Enclosure, Trienearagh, Co. Kerry
Co. Kerry |
Enclosures
In the townland of Trienearagh in north County Kerry, a large circular enclosure sits so close to nothing that it barely registers as a feature of the land at all.
Roughly 71 metres across and almost entirely levelled, it survives as little more than a faint trace in a field sloping away to the north-east, the kind of thing that rewards a careful eye but defeats a casual glance. Enclosures of this type, sometimes called ringforts, were among the most common settlement forms in early medieval Ireland, typically consisting of a raised earthen bank surrounding a domestic or farming area, but this one has been so thoroughly reduced that its original form can really only be inferred.
What makes its cartographic history quietly interesting is the gap in the record. The enclosure does not appear on the first edition Ordnance Survey map of the area, suggesting it was either too degraded to be recorded or simply overlooked by the original surveyors.
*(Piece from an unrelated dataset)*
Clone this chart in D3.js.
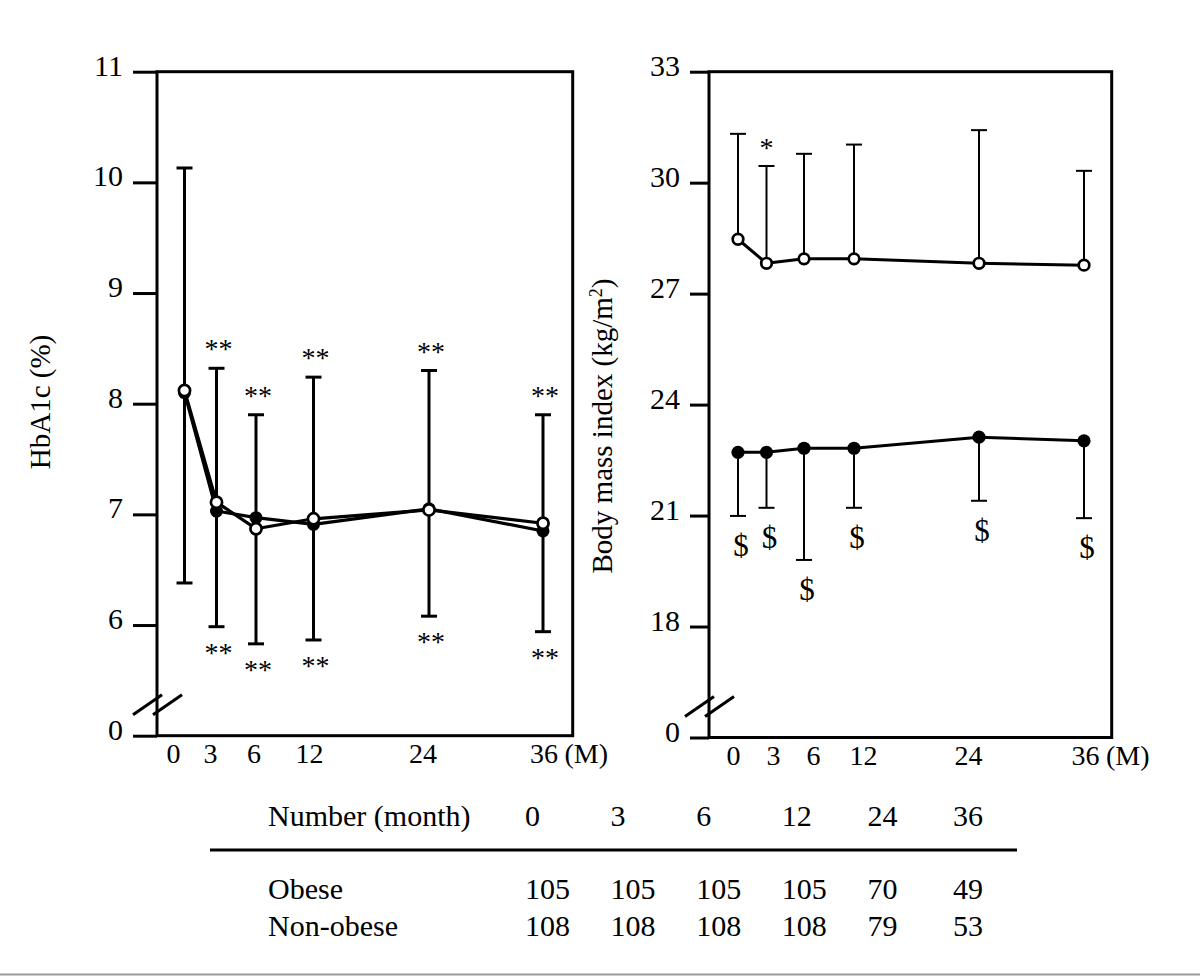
<!DOCTYPE html>
<html><head><meta charset="utf-8">
<script src="https://cdn.jsdelivr.net/npm/d3@7"></script>
<style>
body{margin:0;background:#fff}
svg{display:block}
text{font-family:"Liberation Serif","Times New Roman",serif;fill:#000}
</style>
</head><body>
<svg id="chart" width="1200" height="976"></svg>
<script>
// ---------- data ----------
const months = [0, 3, 6, 12, 24, 36];
const monthLabels = ["0", "3", "6", "12", "24", "36"];

// HbA1c (%)
const hbaObese    = [8.12, 7.11, 6.87, 6.96, 7.04, 6.92];
const hbaNonObese = [8.10, 7.03, 6.97, 6.91, 7.05, 6.85];
const hbaErrUpper = [10.13, 8.32, 7.90, 8.24, 8.30, 7.90];
const hbaErrLower = [6.38, 5.985, 5.83, 5.865, 6.08, 5.94];
const hbaUpperMarks = ["", "**", "**", "**", "**", "**"];
const hbaLowerMarks = ["", "**", "**", "**", "**", "**"];
const hbaTicks = [5, 6, 7, 8, 9, 10, 11];
const hbaTickLabels = ["0", "6", "7", "8", "9", "10", "11"];

// Body mass index (kg/m2)
const bmiObese      = [28.47, 27.82, 27.94, 27.94, 27.82, 27.77];
const bmiObeseUpper = [31.32, 30.45, 30.78, 31.03, 31.42, 30.32];
const bmiNonObese      = [22.71, 22.71, 22.82, 22.82, 23.12, 23.02];
const bmiNonObeseLower = [20.99, 21.21, 19.80, 21.21, 21.40, 20.93];
const bmiObeseMarks    = ["", "*", "", "", "", ""];
const bmiNonObeseMarks = ["$", "$", "$", "$", "$", "$"];
const bmiTicks = [15, 18, 21, 24, 27, 30, 33];
const bmiTickLabels = ["0", "18", "21", "24", "27", "30", "33"];

// table
const tableTitle = "Number (month)";
const tableGroups = ["Obese", "Non-obese"];
const nObese    = [105, 105, 105, 105, 70, 49];
const nNonObese = [108, 108, 108, 108, 79, 53];

// ---------- drawing ----------
const FONT = '"Liberation Serif","Times New Roman",serif';
const svg = d3.select("#chart");
svg.append("rect").attr("width",1200).attr("height",976).attr("fill","#fff");

function panel(cfg){
  const g = svg.append("g");
  const x = cfg.x, y = cfg.y;
  const [yb, yt] = y.range();
  const xl = cfg.axisX, xr = cfg.rightX;
  // frame
  g.append("rect").attr("x", xl).attr("y", yt).attr("width", xr - xl).attr("height", yb - yt)
    .attr("fill","none").attr("stroke","#000").attr("stroke-width",3);
  // y axis
  const ax = g.append("g").attr("transform",`translate(${xl},0)`)
    .call(d3.axisLeft(y).tickValues(cfg.ticks).tickSize(cfg.tickLen).tickPadding(10)
      .tickFormat((d,i)=>cfg.tickLabels[i]));
  ax.select(".domain").remove();
  ax.selectAll(".tick line").attr("stroke","#000").attr("stroke-width",3);
  ax.selectAll(".tick text").attr("font-size",30).attr("dy","0.12em")
    .attr("font-family",FONT).attr("fill","#000");
  // axis break
  const by = yb - 31;
  [[-24, 5],[-4, 25]].forEach(([a,b])=>{
    g.append("line").attr("x1", xl + a).attr("y1", by + 10).attr("x2", xl + b).attr("y2", by - 10)
      .attr("stroke","#000").attr("stroke-width",3);
  });
  // x labels (hand-placed month labels under the axis)
  const xa = g.append("g").attr("transform",`translate(0,${yb})`)
    .call(d3.axisBottom(cfg.xLab).tickValues(months).tickSize(0).tickPadding(0)
      .tickFormat((d,i)=>monthLabels[i]));
  xa.select(".domain").remove();
  xa.selectAll(".tick text").attr("font-size",28).attr("font-family",FONT).attr("fill","#000")
    .attr("dy",null).attr("y",27);
  // "(M)" unit after the last label
  g.append("text").attr("x", cfg.xLab(36) + 21).attr("y", yb + 27).attr("font-size",28).text("(M)");
  // y label
  g.append("text").attr("transform",`translate(${cfg.labelX},${cfg.labelY}) rotate(-90)`)
    .attr("text-anchor","middle").attr("font-size",29).html(cfg.label);
  return g;
}

// ----- left panel -----
const xL = d3.scaleLinear().domain(months).range([184.5, 216.5, 256, 313.5, 429, 543]);
const xLabL = d3.scaleLinear().domain(months).range([173, 210, 253.5, 309, 422.5, 543.5]);
const yL = d3.scaleLinear().domain([5, 11]).range([735.7, 71.7]);
const gL = panel({x:xL, xLab:xLabL, y:yL, axisX:157, rightX:572.7, tickLen:24, ticks:hbaTicks, tickLabels:hbaTickLabels,
  label:"HbA1c (%)", labelX:50, labelY:402});

// error bars (one per month)
months.forEach((m,i)=>{
  const cx = xL(m);
  gL.append("line").attr("x1",cx).attr("x2",cx).attr("y1",yL(hbaErrUpper[i])).attr("y2",yL(hbaErrLower[i]))
    .attr("stroke","#000").attr("stroke-width",3);
  [hbaErrUpper[i], hbaErrLower[i]].forEach(v=>{
    gL.append("line").attr("x1",cx-8).attr("x2",cx+8).attr("y1",yL(v)).attr("y2",yL(v))
      .attr("stroke","#000").attr("stroke-width",3);
  });
  if(hbaUpperMarks[i]) gL.append("text").attr("x",cx+2).attr("y",yL(hbaErrUpper[i]) - 24 + 14)
    .attr("text-anchor","middle").attr("font-size",28).text(hbaUpperMarks[i]);
  if(hbaLowerMarks[i]) gL.append("text").attr("x",cx+2).attr("y",yL(hbaErrLower[i]) + 21 + 14)
    .attr("text-anchor","middle").attr("font-size",28).text(hbaLowerMarks[i]);
});
const lineL = (arr)=> d3.line().x((d,i)=>xL(months[i])).y(d=>yL(d))(arr);
gL.append("path").attr("d", lineL(hbaNonObese)).attr("fill","none").attr("stroke","#000").attr("stroke-width",3.2).attr("stroke-linejoin","round");
gL.append("path").attr("d", lineL(hbaObese)).attr("fill","none").attr("stroke","#000").attr("stroke-width",3.2).attr("stroke-linejoin","round");
gL.selectAll("circle.f").data(hbaNonObese).join("circle").attr("class","f")
  .attr("cx",(d,i)=>xL(months[i])).attr("cy",d=>yL(d)).attr("r",6.5).attr("fill","#000");
gL.selectAll("circle.o").data(hbaObese).join("circle").attr("class","o")
  .attr("cx",(d,i)=>xL(months[i])).attr("cy",d=>yL(d)).attr("r",5.6).attr("fill","#fff").attr("stroke","#000").attr("stroke-width",2.7);

// ----- right panel -----
const xR = d3.scaleLinear().domain(months).range([738, 766.5, 804, 854, 979, 1084]);
const xLabR = d3.scaleLinear().domain(months).range([733, 773, 813, 863, 968, 1085]);
const yR = d3.scaleLinear().domain([15, 33]).range([737.5, 71.7]);
const gR = panel({x:xR, xLab:xLabR, y:yR, axisX:709, rightX:1111.7, tickLen:19, ticks:bmiTicks, tickLabels:bmiTickLabels,
  label:'Body mass index (kg/m<tspan dy="-10" font-size="18">2</tspan><tspan dy="10">)</tspan>', labelX:612, labelY:426});

months.forEach((m,i)=>{
  const cx = xR(m);
  // obese: upper error bar
  gR.append("line").attr("x1",cx).attr("x2",cx).attr("y1",yR(bmiObese[i])).attr("y2",yR(bmiObeseUpper[i]))
    .attr("stroke","#000").attr("stroke-width",2);
  gR.append("line").attr("x1",cx-8).attr("x2",cx+8).attr("y1",yR(bmiObeseUpper[i])).attr("y2",yR(bmiObeseUpper[i]))
    .attr("stroke","#000").attr("stroke-width",2);
  if(bmiObeseMarks[i]) gR.append("text").attr("x",cx).attr("y",yR(bmiObeseUpper[i]) - 23 + 14)
    .attr("text-anchor","middle").attr("font-size",28).text(bmiObeseMarks[i]);
  // non-obese: lower error bar
  gR.append("line").attr("x1",cx).attr("x2",cx).attr("y1",yR(bmiNonObese[i])).attr("y2",yR(bmiNonObeseLower[i]))
    .attr("stroke","#000").attr("stroke-width",2);
  gR.append("line").attr("x1",cx-8).attr("x2",cx+8).attr("y1",yR(bmiNonObeseLower[i])).attr("y2",yR(bmiNonObeseLower[i]))
    .attr("stroke","#000").attr("stroke-width",2);
  if(bmiNonObeseMarks[i]) gR.append("text").attr("x",cx+3).attr("y",yR(bmiNonObeseLower[i]) + 30 + 10)
    .attr("text-anchor","middle").attr("font-size",31).text(bmiNonObeseMarks[i]);
});
const lineR = (arr)=> d3.line().x((d,i)=>xR(months[i])).y(d=>yR(d))(arr);
gR.append("path").attr("d", lineR(bmiObese)).attr("fill","none").attr("stroke","#000").attr("stroke-width",3).attr("stroke-linejoin","round");
gR.append("path").attr("d", lineR(bmiNonObese)).attr("fill","none").attr("stroke","#000").attr("stroke-width",3).attr("stroke-linejoin","round");
gR.selectAll("circle.f").data(bmiNonObese).join("circle").attr("class","f")
  .attr("cx",(d,i)=>xR(months[i])).attr("cy",d=>yR(d)).attr("r",6.6).attr("fill","#000");
gR.selectAll("circle.o").data(bmiObese).join("circle").attr("class","o")
  .attr("cx",(d,i)=>xR(months[i])).attr("cy",d=>yR(d)).attr("r",5.3).attr("fill","#fff").attr("stroke","#000").attr("stroke-width",2.7);

// ----- table -----
const tx = d3.scalePoint().domain(months).range([525, 953]);
const gT = svg.append("g");
gT.append("text").attr("x",268).attr("y",826).attr("font-size",30).text(tableTitle);
months.forEach((m,i)=>{
  gT.append("text").attr("x",tx(m)).attr("y",826).attr("font-size",30).text(monthLabels[i]);
});
gT.append("line").attr("x1",210).attr("x2",1017).attr("y1",850).attr("y2",850).attr("stroke","#000").attr("stroke-width",3);
[nObese, nNonObese].forEach((row, r)=>{
  const yy = 899 + r*37;
  gT.append("text").attr("x",268).attr("y",yy).attr("font-size",30).text(tableGroups[r]);
  row.forEach((v,i)=>{
    gT.append("text").attr("x",tx(months[i])).attr("y",yy).attr("font-size",30).text(v);
  });
});
// bottom rule of the figure
svg.append("rect").attr("x",0).attr("y",973.5).attr("width",1200).attr("height",2).attr("fill","#9a9a9a");
</script>
</body></html>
By the time the 1915 revision was made, however, it had been noted and marked, which places its documented existence within a narrow window of early twentieth-century mapping. Whether it had been partially visible for centuries before that, slowly disappearing under the pressure of agriculture, is not something the surviving evidence makes clear. The survey work of C. Toal, published in 1995 as part of the North Kerry Archaeological Survey, brought the site back into any kind of formal attention.